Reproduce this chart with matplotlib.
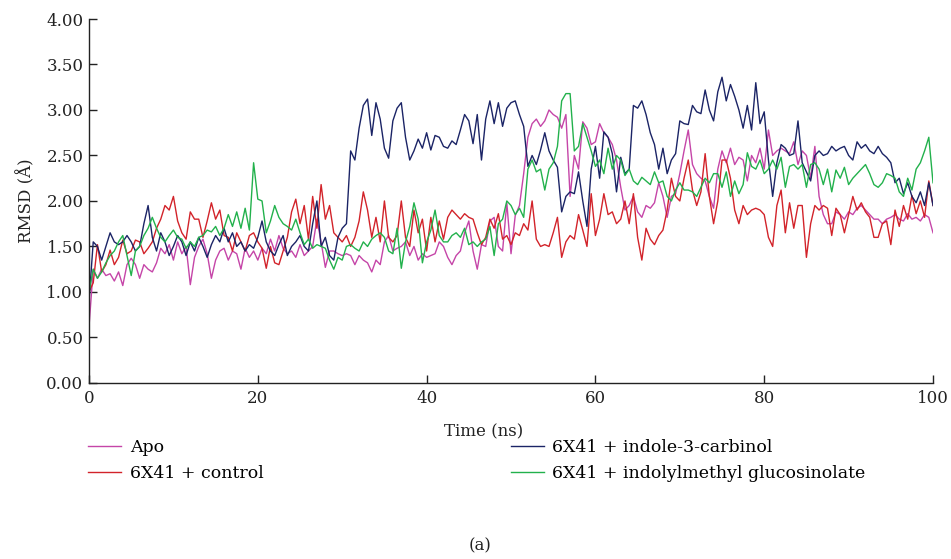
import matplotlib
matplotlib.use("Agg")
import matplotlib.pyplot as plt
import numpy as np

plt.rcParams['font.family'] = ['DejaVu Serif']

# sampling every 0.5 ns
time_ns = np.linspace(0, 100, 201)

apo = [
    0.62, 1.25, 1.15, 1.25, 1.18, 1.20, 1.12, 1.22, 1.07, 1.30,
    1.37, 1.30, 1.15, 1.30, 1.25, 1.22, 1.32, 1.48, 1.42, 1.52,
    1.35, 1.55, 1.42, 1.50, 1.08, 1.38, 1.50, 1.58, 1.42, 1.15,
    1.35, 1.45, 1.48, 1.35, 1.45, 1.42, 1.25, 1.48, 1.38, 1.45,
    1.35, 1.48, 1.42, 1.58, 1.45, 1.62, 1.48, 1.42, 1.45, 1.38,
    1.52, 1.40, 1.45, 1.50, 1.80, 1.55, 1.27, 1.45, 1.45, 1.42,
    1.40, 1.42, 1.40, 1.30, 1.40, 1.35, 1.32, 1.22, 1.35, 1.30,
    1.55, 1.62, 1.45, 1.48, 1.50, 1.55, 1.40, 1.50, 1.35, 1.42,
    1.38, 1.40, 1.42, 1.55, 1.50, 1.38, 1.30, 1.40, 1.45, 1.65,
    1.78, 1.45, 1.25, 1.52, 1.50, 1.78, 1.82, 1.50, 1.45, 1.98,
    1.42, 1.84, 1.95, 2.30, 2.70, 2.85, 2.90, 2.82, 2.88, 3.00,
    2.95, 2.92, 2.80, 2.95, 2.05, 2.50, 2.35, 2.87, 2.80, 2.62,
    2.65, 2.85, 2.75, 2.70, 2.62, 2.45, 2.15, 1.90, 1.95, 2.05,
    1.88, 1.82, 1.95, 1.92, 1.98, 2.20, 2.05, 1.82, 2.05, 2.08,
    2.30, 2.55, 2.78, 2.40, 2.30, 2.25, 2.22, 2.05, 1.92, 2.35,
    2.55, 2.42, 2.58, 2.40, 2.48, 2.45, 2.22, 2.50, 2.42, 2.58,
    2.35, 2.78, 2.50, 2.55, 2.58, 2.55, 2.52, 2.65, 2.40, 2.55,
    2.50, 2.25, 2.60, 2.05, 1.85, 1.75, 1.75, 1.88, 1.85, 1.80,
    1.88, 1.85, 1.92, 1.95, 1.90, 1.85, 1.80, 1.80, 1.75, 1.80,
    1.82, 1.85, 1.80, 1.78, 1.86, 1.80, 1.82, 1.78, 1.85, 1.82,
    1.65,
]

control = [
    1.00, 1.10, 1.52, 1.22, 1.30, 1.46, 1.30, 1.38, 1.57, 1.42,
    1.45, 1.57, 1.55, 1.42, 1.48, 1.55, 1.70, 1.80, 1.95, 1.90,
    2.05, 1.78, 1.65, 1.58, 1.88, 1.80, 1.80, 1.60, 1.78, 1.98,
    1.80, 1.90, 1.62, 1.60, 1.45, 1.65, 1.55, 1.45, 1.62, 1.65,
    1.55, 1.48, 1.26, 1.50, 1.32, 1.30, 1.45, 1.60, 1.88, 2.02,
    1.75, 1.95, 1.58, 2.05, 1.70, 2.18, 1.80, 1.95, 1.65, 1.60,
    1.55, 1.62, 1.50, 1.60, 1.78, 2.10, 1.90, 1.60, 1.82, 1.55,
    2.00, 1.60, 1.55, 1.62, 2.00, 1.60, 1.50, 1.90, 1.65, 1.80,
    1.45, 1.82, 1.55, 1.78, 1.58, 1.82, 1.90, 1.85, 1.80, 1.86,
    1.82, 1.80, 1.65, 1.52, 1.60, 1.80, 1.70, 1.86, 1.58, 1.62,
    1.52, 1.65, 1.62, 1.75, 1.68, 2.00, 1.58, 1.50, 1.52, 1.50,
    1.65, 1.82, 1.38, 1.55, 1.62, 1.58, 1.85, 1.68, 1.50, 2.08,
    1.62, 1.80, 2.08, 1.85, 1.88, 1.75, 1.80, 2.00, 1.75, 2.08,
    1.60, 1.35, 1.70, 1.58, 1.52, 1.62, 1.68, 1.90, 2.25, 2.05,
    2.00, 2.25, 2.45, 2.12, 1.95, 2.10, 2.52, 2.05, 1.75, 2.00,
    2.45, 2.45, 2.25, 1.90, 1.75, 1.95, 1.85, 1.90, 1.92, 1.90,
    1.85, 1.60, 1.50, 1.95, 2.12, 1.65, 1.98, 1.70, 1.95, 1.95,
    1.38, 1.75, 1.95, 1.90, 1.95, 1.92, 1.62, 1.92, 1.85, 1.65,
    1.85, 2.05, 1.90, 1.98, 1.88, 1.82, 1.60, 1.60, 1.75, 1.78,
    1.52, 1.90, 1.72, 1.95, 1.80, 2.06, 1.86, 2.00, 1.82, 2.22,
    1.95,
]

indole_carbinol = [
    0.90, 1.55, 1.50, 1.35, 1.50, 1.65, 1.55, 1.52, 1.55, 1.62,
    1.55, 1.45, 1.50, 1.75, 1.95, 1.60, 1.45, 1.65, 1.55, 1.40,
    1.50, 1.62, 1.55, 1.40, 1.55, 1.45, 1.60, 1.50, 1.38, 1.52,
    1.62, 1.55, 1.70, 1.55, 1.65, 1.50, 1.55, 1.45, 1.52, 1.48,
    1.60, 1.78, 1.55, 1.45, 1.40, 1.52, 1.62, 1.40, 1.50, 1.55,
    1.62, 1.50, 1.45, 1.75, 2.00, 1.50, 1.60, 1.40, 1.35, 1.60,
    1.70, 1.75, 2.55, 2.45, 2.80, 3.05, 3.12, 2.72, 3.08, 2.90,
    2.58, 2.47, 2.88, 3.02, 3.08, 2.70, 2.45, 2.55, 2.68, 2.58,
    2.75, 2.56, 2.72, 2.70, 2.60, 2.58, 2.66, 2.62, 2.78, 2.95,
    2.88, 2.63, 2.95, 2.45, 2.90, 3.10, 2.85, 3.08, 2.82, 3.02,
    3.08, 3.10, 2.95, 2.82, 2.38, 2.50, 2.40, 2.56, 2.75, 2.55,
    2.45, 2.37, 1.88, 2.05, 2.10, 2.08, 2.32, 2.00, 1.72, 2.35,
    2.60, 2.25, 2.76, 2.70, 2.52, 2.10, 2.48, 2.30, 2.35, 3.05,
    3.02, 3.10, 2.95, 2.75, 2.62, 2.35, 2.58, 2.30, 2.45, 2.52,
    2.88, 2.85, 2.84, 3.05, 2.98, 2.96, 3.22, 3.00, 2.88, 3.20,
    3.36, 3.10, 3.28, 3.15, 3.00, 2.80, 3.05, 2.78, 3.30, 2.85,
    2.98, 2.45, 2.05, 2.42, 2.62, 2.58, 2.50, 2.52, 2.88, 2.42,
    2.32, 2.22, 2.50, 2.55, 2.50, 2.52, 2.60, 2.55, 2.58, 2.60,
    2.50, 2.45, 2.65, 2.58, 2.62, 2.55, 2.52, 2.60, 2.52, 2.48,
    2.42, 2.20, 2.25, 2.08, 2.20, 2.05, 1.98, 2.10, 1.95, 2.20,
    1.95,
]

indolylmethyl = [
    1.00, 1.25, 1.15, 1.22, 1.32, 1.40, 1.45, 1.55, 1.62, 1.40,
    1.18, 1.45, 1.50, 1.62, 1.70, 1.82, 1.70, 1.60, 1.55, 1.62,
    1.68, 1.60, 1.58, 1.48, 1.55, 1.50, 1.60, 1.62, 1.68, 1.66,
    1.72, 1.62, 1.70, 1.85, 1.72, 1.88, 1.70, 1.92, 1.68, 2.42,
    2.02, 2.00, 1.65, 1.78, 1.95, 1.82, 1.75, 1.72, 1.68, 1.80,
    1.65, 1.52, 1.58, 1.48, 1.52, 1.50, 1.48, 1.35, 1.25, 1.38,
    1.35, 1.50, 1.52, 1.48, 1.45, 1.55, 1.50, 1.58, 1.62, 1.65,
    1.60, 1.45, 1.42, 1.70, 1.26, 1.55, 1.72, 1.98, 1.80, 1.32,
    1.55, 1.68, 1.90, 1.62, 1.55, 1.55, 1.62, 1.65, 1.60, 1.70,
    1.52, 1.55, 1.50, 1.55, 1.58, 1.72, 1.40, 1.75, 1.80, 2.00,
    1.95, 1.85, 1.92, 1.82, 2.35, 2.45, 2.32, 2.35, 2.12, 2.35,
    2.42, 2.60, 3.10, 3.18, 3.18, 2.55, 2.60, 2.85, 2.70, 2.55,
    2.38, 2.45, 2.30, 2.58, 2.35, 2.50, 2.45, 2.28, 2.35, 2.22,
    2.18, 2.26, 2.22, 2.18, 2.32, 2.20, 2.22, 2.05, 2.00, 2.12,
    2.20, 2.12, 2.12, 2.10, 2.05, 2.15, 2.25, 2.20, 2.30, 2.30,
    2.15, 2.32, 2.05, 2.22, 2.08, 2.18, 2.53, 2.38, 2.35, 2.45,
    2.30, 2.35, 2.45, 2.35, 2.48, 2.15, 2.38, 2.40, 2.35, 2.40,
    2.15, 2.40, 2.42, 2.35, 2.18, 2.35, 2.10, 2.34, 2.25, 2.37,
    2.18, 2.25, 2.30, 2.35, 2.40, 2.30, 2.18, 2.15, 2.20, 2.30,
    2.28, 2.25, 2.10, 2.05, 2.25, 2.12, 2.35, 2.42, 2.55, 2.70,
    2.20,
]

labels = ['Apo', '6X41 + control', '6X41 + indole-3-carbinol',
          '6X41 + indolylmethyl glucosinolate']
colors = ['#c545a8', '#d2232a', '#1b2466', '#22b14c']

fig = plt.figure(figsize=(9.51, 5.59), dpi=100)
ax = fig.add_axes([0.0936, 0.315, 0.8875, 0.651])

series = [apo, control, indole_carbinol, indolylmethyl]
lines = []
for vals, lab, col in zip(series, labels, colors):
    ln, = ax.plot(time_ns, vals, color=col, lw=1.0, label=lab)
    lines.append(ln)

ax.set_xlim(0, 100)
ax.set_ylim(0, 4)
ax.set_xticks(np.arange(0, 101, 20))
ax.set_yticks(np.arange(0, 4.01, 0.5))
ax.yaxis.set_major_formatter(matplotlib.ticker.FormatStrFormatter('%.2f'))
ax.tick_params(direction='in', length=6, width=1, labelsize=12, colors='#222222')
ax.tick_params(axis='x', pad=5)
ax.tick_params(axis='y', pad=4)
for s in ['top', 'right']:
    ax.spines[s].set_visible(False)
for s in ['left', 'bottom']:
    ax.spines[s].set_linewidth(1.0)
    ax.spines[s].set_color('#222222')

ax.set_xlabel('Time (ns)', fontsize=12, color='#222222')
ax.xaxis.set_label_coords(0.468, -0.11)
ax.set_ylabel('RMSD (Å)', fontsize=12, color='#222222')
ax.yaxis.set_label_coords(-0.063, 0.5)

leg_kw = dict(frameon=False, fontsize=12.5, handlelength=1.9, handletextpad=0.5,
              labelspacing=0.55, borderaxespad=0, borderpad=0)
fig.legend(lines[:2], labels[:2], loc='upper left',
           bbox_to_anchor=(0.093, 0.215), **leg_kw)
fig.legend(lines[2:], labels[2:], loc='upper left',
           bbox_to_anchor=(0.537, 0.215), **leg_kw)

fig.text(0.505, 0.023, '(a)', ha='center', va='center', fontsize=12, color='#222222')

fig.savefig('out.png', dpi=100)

+ + + + +

EXERCISE DIRECTIONS:
Repeat the lines above, starting at the first and stopping after the line that holds "time_ns = np.linspace(0, 100, 201)", with the pictures left out.

CORRECT RESPONSE:
Reproduce this chart with matplotlib.
import matplotlib
matplotlib.use("Agg")
import matplotlib.pyplot as plt
import numpy as np

plt.rcParams['font.family'] = ['DejaVu Serif']

# sampling every 0.5 ns
time_ns = np.linspace(0, 100, 201)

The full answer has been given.